### EXERCISE GOAL
Copy exactly the lines that run from the top of the listing to the line containing "82, 97, 99]", both ends included, and omit the pictures.

### DATA SHOWN
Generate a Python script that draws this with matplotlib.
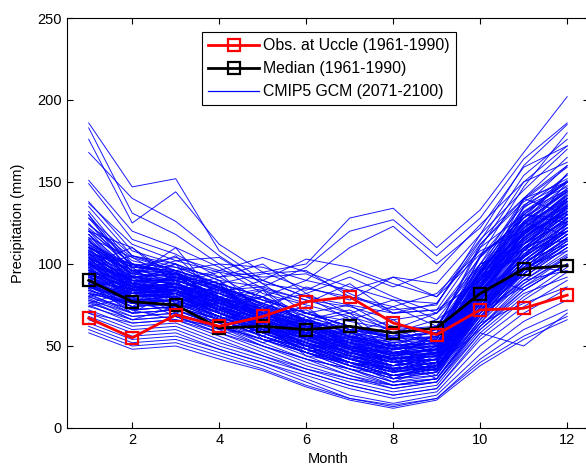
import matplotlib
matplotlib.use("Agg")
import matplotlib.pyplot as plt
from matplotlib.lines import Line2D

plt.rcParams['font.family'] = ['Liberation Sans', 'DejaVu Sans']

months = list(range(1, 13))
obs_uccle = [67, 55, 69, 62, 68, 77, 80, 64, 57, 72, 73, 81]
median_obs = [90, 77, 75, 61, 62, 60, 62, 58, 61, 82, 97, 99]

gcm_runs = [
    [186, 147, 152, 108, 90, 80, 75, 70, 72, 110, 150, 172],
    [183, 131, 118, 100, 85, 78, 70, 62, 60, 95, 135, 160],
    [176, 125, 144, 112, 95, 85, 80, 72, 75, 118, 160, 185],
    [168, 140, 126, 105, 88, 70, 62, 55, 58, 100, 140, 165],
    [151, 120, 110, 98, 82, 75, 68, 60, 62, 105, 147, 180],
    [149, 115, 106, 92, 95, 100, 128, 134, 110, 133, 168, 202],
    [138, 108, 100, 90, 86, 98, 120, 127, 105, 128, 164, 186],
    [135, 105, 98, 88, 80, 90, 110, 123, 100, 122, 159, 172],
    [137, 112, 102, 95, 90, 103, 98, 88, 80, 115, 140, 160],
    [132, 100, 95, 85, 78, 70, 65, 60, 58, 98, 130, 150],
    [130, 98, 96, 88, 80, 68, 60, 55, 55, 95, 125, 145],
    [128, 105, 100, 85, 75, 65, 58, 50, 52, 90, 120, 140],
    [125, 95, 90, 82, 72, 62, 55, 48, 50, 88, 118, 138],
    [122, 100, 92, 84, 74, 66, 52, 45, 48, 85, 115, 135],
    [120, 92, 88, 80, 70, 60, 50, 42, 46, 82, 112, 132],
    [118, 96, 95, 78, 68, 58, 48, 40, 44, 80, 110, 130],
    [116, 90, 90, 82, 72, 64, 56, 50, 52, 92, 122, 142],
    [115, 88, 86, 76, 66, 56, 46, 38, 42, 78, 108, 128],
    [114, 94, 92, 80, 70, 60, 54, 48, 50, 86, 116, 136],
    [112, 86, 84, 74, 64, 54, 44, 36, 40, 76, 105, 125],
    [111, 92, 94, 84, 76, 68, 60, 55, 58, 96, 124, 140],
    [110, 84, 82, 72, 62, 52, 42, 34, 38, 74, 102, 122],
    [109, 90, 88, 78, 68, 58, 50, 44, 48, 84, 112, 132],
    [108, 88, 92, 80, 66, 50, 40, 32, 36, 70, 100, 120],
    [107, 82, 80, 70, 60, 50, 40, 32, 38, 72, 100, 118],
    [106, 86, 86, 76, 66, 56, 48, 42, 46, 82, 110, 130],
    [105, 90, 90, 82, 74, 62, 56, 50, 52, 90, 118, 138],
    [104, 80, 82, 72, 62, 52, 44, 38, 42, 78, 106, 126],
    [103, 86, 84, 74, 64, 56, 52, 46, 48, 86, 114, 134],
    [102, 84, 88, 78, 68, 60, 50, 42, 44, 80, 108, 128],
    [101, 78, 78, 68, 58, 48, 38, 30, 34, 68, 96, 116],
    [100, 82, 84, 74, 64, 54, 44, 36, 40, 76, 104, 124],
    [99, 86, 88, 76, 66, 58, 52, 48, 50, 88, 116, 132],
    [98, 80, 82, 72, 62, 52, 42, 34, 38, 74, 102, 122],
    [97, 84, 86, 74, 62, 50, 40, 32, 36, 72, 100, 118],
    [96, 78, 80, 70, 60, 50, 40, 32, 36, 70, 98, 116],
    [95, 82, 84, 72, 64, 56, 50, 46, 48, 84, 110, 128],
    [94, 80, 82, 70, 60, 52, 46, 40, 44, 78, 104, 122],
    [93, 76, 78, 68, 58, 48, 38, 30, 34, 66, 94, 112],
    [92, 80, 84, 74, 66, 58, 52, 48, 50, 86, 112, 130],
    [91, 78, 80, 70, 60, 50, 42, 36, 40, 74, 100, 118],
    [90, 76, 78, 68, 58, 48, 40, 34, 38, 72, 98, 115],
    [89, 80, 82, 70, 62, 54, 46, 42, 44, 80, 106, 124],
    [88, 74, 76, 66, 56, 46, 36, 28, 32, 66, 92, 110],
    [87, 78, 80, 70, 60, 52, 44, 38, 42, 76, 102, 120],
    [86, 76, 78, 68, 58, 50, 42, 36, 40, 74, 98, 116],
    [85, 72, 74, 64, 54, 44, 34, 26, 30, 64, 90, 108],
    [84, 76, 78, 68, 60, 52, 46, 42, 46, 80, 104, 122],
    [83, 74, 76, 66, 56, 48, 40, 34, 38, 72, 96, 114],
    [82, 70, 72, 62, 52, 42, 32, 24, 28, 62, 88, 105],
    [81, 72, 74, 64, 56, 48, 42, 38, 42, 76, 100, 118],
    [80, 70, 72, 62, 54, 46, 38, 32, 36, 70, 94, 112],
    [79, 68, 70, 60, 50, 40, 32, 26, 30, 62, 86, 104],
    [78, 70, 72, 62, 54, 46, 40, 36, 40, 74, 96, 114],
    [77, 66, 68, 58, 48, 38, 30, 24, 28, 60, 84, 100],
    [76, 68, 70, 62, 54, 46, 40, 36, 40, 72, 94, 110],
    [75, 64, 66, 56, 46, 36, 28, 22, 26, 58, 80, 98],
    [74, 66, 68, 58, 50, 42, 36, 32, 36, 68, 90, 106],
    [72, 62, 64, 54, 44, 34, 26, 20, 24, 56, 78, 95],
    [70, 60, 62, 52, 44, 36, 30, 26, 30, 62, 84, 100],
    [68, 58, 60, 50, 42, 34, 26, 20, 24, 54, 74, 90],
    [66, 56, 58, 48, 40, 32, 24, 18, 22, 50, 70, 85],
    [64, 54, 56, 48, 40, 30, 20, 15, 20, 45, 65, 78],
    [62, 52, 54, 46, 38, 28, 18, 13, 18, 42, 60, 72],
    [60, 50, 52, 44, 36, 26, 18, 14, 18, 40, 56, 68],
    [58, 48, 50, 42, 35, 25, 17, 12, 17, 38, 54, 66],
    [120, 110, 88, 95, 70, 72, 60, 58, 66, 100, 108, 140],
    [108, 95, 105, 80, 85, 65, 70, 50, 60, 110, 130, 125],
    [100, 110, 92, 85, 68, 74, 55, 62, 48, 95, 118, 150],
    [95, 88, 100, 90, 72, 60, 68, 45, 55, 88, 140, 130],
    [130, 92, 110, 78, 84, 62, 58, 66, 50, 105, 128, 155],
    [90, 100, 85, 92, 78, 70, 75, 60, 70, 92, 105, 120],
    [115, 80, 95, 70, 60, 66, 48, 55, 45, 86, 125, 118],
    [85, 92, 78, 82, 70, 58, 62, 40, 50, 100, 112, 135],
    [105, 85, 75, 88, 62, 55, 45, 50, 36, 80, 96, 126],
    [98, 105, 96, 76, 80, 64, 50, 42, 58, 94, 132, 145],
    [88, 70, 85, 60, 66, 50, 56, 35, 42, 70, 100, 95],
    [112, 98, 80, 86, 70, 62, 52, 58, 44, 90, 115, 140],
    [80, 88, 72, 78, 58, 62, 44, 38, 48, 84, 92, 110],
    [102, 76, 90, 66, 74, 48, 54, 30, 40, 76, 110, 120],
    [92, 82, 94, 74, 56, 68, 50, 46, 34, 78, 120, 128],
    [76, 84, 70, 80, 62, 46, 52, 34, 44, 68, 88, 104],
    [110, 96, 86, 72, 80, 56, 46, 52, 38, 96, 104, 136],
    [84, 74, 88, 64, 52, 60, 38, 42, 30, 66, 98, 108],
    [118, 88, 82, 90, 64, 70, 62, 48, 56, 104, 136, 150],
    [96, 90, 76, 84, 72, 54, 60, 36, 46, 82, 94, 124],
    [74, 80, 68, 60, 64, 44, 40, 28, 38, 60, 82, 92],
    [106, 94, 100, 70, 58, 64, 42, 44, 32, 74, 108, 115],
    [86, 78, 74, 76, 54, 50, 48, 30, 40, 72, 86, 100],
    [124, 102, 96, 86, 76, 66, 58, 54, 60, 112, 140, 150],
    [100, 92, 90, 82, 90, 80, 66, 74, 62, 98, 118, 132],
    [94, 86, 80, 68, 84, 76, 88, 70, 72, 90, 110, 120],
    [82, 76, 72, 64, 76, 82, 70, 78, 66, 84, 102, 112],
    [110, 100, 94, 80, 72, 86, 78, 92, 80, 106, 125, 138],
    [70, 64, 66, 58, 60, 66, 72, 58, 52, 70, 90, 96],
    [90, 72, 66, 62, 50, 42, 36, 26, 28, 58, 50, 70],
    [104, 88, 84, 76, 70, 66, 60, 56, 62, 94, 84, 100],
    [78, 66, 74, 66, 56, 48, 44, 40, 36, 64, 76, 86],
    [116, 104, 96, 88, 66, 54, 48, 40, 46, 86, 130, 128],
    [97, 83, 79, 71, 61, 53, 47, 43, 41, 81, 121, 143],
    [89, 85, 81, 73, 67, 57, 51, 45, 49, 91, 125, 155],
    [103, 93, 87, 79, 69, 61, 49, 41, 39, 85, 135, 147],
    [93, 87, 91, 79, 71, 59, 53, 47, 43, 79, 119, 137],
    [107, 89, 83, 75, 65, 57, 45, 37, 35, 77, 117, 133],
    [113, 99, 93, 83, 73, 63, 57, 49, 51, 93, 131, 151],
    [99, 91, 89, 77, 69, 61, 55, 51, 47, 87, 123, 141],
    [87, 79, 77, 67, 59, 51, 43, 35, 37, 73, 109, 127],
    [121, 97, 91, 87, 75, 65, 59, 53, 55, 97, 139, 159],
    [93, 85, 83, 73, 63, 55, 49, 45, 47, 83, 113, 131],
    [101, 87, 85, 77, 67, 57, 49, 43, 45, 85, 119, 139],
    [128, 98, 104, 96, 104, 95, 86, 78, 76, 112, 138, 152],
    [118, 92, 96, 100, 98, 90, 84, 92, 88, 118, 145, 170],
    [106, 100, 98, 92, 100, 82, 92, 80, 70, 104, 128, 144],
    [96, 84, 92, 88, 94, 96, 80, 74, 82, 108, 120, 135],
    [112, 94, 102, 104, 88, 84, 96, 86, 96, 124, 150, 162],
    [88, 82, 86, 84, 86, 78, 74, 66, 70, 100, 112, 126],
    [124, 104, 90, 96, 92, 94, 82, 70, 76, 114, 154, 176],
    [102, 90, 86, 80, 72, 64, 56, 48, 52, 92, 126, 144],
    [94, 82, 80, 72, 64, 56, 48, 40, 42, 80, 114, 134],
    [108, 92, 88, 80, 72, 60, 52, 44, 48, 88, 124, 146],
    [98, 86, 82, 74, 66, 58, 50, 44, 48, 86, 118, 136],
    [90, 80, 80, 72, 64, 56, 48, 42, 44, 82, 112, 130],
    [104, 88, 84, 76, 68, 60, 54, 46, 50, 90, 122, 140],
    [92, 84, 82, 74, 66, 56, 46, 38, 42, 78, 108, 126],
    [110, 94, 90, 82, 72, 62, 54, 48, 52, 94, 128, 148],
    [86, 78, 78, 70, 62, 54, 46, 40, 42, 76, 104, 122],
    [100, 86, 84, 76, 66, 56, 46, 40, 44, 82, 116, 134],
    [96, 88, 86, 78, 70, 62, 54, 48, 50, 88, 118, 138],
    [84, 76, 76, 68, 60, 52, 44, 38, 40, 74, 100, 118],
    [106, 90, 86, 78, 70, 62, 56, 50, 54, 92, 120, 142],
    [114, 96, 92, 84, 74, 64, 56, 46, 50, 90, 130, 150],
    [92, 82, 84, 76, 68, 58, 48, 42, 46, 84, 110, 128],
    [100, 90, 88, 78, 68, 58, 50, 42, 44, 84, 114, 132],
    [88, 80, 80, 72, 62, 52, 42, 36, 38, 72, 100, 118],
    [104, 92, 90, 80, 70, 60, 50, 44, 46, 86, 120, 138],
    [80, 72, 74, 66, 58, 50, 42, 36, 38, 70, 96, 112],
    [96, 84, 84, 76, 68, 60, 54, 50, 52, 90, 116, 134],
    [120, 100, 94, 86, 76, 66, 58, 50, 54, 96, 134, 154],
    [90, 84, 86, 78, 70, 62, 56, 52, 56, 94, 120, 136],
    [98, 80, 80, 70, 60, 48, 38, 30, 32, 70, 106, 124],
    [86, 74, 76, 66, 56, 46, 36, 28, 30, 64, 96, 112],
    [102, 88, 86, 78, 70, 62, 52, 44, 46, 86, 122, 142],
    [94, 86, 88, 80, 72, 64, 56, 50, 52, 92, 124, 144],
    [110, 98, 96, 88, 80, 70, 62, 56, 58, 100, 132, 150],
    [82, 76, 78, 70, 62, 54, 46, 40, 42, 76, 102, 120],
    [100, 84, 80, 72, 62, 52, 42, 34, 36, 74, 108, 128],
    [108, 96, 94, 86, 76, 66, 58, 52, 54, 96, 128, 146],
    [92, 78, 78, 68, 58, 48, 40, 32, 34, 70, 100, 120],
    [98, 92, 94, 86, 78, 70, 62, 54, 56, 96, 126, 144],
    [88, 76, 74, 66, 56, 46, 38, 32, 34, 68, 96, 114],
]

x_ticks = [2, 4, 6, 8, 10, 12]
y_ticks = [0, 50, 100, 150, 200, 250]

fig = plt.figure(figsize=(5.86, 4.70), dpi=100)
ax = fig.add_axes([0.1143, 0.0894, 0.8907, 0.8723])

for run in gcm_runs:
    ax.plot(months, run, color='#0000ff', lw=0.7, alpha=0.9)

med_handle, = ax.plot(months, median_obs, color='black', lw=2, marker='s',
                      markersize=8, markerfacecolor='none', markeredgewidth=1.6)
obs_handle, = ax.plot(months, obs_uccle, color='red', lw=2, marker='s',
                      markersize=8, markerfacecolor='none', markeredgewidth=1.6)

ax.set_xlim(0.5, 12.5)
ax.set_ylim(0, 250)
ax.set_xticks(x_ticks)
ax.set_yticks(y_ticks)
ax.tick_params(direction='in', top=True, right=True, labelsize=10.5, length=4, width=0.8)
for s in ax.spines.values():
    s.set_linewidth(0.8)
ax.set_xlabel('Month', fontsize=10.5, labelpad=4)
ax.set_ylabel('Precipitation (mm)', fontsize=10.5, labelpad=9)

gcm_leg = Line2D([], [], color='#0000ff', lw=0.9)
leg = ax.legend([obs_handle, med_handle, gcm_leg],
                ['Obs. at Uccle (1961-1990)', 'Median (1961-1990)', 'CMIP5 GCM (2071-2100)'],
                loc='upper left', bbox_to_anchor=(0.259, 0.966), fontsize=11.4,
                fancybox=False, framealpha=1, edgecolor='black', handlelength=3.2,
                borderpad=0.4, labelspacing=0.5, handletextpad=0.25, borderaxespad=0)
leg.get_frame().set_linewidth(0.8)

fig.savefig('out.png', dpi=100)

### COMPLETE RESPONSE
Generate a Python script that draws this with matplotlib.
import matplotlib
matplotlib.use("Agg")
import matplotlib.pyplot as plt
from matplotlib.lines import Line2D

plt.rcParams['font.family'] = ['Liberation Sans', 'DejaVu Sans']

months = list(range(1, 13))
obs_uccle = [67, 55, 69, 62, 68, 77, 80, 64, 57, 72, 73, 81]
median_obs = [90, 77, 75, 61, 62, 60, 62, 58, 61, 82, 97, 99]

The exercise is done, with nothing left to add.